On the Brinks: World Changing Events in all market
By Julian D. W. Phillips
30 September 2011
We have been around world financial markets, including gold, for more than 40 years watching the gold price move from $42 per ounce through what we are seeing today. More importantly we’ve seen why the gold price has moved over these decades and fully understand the monetary history and role of gold. The events of the last three years have interrupted the currency experiment that used paper notes not redeemable either in gold or in anything else except more paper notes. Right now we’re watching the most recent experiment. The euro, which is only one decade old, suffers the consequences of sub-par financial management, and it’s taking Europe to the brink of failure. It’s touch-and-go as to whether the Eurozone or the euro will survive the present crises.

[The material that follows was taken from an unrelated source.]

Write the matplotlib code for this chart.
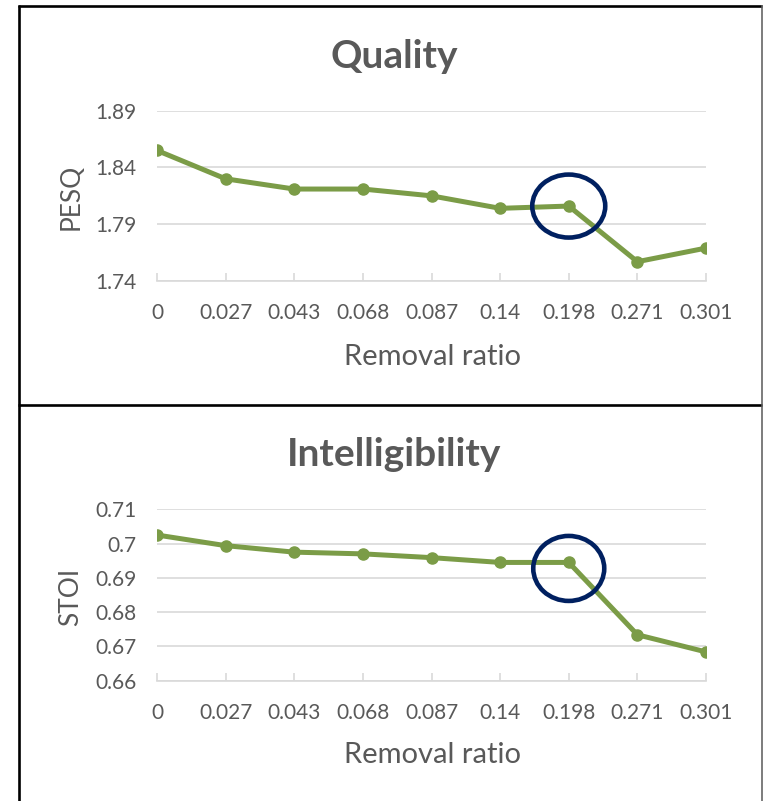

The Eurozone bailout package almost doubled in size to cope with Greece, Ireland and Portugal, to over €400 billion. The markets smiled at first, but then sank back into trepidation as the Italian government had to pay the highest interest ever for funds at yesterday’s auction. When markets keep on being disappointed it signals something far more than just a temporary correction. As markets just dip slightly it’s becoming clear that they’re in a sort of denial, waiting for something to trigger what we’re expecting at any time.
How is this driving gold, which is sitting now around $1,600 after having fallen from a peak of over $1,9oo? Look at the funds that hold physical gold. They’ve fallen by less than 2%, which is hardly significant. Look at the demand from Asia. It’s coming in at the lower levels as it has done in past falls; this fall, however, is far more significant. Look back when speculators and banks drove gold from $300 to $390, then farther back to $326 in 2005 –short-term traders can (under the right market conditions) drive prices a long way. In the more recent, 2008 case, Investor Meltdown created conditions where covering margins triggered ‘stop loss’ protections and the search for liquidity allowed for the precipitous falls. It was just like a threatened body drawing its limited blood supply to its centre, boosting its concentrated central defences but starving its peripheries, which are now in danger of dying off, endangering the entire body. But gold is at the centre and only got a shock.
But was that a change in trend? Have gold and silver market conditions changed, fundamentally?
We’re now at the point where solutions and reformation must take place in the monetary world, far faster then governments are capable of and require a degree of consensus that looks unlikely to be achieved. So, what next?
What the Markets Say?
The last couple of weeks have seen nearly all global markets falling, in concert. Yes, they’re trying to recover, but this is dependent on some good news coming forward before December. It may be that failure to resolve the Eurozone debt crisis precipitates a far more dramatic set of market events as many important nations’ economies confirm deflationary conditions and recessions.
The markets are telling us that bad news is on the way. Far more than just a downturn is being indicated by market behavior. Major structural changes will be forced on the developed world. It’s losing wealth to the emerging world and oil producers. The recovery prospects are more than dim. There’s far too much debt for the developed world to repay, so more debt will cripple it. Inflation to cheapen money is an alternative (and one the Fed prefers to deflation) but accompanied by a liquidity crisis and banking seizure, will more than likely lead to a degree of inflation that is uncontrollable.
We are on the brink of structures failing, spiraling the financial world into such a bleak scene comparable with the 1930’ and the Second World War are valid.
The markets have not yet discounted that picture. And gold and silver prices pulled back solely in the search for liquidity, not because the safe-haven qualities of gold and silver evaporated. With the U.S. dollar the only standing safe haven in the currency world and one not too far away from its own meltdown, gold and silver have yet to really show their historic qualities. We’re very close to a major financial accident that will cause far deeper problems for the developed world.
Quiet Before the Storm
Many investors have seen the writing on the wall and have seen it since 2008. Now, the writing’s more alarming than in 2008. The 2008 scene was when there was more economic strength than there is now. Now, the warnings come on the back of a developed world economy that is failing to grow, failing to resolve debt crisis, and failing to lead its way back to economic health. Disaster doesn’t give that much warning. When it comes, a tranquil scene suddenly panics, while irreparable damage is done.
Whether this forecast is correct or not, we can all see that we have to be prudent and take precautionary measures to safeguard our wealth. If we don’t, then we’ll lose it. We’re at the point when we need to be ready for the worst and situate ourselves out of harm’s way. If the storm doesn’t come, we can always come out of shelter and carry on. But if it does, when we come out of shelter we’ll be able to do much more. Are you ready?